*Task material*
━━━━━━
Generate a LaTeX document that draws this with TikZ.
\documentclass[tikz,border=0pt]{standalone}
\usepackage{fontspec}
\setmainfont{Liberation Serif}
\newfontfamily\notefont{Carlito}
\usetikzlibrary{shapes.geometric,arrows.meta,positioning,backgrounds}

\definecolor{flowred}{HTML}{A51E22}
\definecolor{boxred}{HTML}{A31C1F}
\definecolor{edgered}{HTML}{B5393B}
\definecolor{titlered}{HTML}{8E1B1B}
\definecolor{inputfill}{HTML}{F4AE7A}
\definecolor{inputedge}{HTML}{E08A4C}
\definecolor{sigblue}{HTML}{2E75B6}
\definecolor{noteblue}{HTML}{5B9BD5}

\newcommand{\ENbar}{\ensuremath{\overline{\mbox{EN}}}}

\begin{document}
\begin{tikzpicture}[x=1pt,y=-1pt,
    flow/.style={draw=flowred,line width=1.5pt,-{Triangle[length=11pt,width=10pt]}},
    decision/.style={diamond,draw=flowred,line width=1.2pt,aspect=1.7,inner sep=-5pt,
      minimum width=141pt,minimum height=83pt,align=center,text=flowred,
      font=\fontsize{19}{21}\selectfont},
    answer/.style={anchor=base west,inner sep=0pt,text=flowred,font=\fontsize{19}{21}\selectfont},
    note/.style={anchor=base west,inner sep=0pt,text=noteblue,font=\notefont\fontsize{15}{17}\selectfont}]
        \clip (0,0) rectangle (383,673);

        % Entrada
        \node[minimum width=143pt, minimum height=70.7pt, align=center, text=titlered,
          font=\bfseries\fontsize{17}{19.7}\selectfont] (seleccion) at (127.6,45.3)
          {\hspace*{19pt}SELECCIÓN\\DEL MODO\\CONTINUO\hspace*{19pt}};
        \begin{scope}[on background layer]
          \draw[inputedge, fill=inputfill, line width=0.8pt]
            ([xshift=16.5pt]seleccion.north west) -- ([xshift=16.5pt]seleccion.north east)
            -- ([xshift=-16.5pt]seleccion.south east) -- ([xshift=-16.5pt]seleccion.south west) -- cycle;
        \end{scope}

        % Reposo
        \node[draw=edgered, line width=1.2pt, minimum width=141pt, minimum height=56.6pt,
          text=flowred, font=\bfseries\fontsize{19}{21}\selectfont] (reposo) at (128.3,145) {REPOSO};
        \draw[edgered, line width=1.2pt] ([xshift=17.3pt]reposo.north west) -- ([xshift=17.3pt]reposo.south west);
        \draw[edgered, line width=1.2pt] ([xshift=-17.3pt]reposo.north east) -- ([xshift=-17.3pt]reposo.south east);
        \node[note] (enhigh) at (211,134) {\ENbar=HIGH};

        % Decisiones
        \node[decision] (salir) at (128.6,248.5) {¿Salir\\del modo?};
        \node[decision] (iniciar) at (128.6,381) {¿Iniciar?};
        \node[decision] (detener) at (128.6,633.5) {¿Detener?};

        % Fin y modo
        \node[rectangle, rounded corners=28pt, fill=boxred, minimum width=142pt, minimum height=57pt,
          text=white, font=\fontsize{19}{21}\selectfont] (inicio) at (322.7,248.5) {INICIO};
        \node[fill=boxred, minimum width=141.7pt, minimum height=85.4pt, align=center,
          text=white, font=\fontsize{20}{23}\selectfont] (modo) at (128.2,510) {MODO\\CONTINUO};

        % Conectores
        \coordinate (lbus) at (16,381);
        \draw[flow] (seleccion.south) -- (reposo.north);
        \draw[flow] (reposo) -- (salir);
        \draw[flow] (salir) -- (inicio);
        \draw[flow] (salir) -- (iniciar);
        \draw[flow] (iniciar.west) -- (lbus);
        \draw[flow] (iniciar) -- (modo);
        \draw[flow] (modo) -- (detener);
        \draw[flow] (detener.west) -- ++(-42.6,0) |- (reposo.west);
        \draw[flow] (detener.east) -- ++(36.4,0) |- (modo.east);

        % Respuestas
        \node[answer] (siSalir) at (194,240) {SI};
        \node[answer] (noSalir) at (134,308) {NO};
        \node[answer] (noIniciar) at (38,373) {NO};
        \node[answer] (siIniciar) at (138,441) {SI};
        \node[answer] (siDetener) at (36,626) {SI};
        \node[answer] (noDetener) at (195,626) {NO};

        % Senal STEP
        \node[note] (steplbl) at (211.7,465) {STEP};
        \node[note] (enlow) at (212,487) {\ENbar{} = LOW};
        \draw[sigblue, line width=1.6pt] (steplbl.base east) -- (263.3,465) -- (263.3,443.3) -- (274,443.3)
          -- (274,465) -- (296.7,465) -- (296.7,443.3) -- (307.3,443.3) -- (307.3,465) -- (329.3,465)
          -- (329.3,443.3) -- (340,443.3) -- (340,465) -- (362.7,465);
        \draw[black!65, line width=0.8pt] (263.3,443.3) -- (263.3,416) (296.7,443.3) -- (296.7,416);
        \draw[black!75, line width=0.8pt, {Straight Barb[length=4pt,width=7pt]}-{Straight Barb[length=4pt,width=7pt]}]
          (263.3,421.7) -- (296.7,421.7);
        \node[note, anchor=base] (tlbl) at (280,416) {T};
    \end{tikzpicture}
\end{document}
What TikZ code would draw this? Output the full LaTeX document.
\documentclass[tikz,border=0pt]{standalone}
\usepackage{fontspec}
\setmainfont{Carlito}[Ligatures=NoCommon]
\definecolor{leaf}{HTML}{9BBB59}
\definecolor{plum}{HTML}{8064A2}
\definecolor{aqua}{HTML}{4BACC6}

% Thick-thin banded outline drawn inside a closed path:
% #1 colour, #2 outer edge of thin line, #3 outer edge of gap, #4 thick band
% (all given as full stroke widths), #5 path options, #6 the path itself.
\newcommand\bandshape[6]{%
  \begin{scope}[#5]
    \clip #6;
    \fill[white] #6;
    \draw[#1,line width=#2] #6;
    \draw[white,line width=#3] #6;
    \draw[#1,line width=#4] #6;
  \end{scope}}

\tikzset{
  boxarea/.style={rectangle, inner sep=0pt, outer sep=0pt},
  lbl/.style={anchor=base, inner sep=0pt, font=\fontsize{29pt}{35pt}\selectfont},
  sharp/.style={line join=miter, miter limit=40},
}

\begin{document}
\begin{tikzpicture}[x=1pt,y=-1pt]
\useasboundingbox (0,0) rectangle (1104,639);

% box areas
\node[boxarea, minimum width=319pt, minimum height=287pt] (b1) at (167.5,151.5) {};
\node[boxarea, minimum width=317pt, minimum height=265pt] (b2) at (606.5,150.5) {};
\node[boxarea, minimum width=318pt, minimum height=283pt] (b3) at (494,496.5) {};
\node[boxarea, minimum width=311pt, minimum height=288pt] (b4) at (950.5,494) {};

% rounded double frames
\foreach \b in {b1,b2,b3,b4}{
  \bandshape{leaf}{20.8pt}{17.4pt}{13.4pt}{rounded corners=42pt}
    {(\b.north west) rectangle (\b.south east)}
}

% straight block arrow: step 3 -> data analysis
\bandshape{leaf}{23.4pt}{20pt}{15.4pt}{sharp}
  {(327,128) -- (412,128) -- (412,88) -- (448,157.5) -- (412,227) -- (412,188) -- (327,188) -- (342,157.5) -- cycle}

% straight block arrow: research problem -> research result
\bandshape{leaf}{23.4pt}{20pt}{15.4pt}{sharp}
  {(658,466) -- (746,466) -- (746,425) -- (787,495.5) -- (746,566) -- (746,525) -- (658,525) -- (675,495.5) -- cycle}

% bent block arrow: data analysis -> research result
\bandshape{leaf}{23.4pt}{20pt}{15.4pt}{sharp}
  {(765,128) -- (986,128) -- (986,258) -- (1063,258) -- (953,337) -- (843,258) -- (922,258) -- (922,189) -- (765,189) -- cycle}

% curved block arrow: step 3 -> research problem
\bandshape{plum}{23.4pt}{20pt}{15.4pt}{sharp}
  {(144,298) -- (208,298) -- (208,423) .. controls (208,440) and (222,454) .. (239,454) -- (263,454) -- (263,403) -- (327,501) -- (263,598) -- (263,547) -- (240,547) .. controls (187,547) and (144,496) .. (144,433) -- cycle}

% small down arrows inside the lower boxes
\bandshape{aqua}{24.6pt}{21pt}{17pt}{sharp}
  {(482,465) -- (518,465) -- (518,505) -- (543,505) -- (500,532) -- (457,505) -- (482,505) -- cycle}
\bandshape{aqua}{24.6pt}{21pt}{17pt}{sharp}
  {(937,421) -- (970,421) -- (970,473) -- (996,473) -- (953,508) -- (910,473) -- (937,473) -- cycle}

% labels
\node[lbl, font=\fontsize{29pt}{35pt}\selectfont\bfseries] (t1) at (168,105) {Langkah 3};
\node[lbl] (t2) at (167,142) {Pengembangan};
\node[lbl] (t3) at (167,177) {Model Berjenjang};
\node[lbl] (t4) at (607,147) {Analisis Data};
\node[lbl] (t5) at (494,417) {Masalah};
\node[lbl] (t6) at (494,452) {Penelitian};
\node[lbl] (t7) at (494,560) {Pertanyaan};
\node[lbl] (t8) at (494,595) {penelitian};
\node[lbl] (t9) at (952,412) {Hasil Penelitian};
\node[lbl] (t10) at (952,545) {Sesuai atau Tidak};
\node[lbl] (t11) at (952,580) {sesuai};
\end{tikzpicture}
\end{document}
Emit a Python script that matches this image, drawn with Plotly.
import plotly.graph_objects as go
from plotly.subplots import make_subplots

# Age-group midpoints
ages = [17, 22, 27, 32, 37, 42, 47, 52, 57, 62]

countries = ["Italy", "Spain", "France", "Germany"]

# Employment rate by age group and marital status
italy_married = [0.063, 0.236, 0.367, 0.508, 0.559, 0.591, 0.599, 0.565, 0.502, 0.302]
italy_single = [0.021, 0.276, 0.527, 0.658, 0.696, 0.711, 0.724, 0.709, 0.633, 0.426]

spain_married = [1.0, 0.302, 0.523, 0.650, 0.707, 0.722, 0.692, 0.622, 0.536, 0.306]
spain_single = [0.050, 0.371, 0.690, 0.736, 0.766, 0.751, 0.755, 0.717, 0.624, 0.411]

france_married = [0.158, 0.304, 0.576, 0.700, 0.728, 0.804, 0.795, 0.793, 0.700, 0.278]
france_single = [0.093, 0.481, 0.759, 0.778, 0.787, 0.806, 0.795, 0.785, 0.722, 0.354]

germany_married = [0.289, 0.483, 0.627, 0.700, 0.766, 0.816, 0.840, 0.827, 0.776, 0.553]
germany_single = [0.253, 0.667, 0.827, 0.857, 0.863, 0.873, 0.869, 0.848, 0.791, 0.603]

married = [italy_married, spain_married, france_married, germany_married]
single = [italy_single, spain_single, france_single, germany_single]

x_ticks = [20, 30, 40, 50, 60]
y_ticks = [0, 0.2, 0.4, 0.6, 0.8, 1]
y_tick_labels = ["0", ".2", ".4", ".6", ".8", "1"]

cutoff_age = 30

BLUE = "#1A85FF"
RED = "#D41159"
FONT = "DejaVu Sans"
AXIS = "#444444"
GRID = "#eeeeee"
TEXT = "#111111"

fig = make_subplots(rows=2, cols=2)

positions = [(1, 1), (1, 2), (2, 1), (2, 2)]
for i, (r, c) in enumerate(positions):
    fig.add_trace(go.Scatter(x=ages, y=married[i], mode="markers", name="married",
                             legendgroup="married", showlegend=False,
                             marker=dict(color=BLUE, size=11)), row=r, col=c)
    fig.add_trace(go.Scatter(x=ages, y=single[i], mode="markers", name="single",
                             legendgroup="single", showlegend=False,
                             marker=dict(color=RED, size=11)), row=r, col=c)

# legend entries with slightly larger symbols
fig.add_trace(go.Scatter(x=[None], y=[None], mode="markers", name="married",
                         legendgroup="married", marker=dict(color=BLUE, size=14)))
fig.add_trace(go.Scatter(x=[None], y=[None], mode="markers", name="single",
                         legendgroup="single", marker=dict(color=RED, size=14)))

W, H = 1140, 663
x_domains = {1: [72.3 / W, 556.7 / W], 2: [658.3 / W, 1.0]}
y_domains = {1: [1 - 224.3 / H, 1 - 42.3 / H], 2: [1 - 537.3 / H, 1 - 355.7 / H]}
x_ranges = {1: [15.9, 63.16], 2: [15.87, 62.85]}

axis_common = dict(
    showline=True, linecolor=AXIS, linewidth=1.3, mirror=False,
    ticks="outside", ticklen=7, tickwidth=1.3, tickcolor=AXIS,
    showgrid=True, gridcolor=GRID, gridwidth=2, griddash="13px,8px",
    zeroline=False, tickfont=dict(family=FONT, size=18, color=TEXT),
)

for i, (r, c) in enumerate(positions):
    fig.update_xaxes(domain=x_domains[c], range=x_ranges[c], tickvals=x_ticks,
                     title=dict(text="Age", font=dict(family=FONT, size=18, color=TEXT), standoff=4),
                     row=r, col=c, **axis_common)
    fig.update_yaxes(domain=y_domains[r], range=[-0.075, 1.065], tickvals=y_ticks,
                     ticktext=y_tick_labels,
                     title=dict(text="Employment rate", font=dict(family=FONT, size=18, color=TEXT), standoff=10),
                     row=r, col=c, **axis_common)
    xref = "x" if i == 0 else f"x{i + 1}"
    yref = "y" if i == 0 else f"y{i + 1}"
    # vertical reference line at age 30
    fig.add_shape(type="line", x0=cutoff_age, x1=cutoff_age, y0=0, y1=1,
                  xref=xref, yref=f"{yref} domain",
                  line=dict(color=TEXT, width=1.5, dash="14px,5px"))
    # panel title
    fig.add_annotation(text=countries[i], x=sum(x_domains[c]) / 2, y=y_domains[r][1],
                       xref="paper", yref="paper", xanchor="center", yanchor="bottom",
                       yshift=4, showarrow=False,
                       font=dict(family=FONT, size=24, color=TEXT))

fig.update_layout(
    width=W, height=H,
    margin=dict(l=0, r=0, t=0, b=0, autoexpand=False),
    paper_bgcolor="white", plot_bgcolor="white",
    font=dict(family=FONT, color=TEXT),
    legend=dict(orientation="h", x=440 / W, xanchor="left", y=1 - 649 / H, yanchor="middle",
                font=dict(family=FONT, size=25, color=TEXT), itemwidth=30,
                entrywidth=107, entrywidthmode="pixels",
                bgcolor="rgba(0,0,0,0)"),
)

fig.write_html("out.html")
━━━━━━
From the entries above, give again exactly the lines running from the line with "Emit a Python" to the line with "cutoff_age = 30"; include both of those lines.

*Solution to this task*
Emit a Python script that matches this image, drawn with Plotly.
import plotly.graph_objects as go
from plotly.subplots import make_subplots

# Age-group midpoints
ages = [17, 22, 27, 32, 37, 42, 47, 52, 57, 62]

countries = ["Italy", "Spain", "France", "Germany"]

# Employment rate by age group and marital status
italy_married = [0.063, 0.236, 0.367, 0.508, 0.559, 0.591, 0.599, 0.565, 0.502, 0.302]
italy_single = [0.021, 0.276, 0.527, 0.658, 0.696, 0.711, 0.724, 0.709, 0.633, 0.426]

spain_married = [1.0, 0.302, 0.523, 0.650, 0.707, 0.722, 0.692, 0.622, 0.536, 0.306]
spain_single = [0.050, 0.371, 0.690, 0.736, 0.766, 0.751, 0.755, 0.717, 0.624, 0.411]

france_married = [0.158, 0.304, 0.576, 0.700, 0.728, 0.804, 0.795, 0.793, 0.700, 0.278]
france_single = [0.093, 0.481, 0.759, 0.778, 0.787, 0.806, 0.795, 0.785, 0.722, 0.354]

germany_married = [0.289, 0.483, 0.627, 0.700, 0.766, 0.816, 0.840, 0.827, 0.776, 0.553]
germany_single = [0.253, 0.667, 0.827, 0.857, 0.863, 0.873, 0.869, 0.848, 0.791, 0.603]

married = [italy_married, spain_married, france_married, germany_married]
single = [italy_single, spain_single, france_single, germany_single]

x_ticks = [20, 30, 40, 50, 60]
y_ticks = [0, 0.2, 0.4, 0.6, 0.8, 1]
y_tick_labels = ["0", ".2", ".4", ".6", ".8", "1"]

cutoff_age = 30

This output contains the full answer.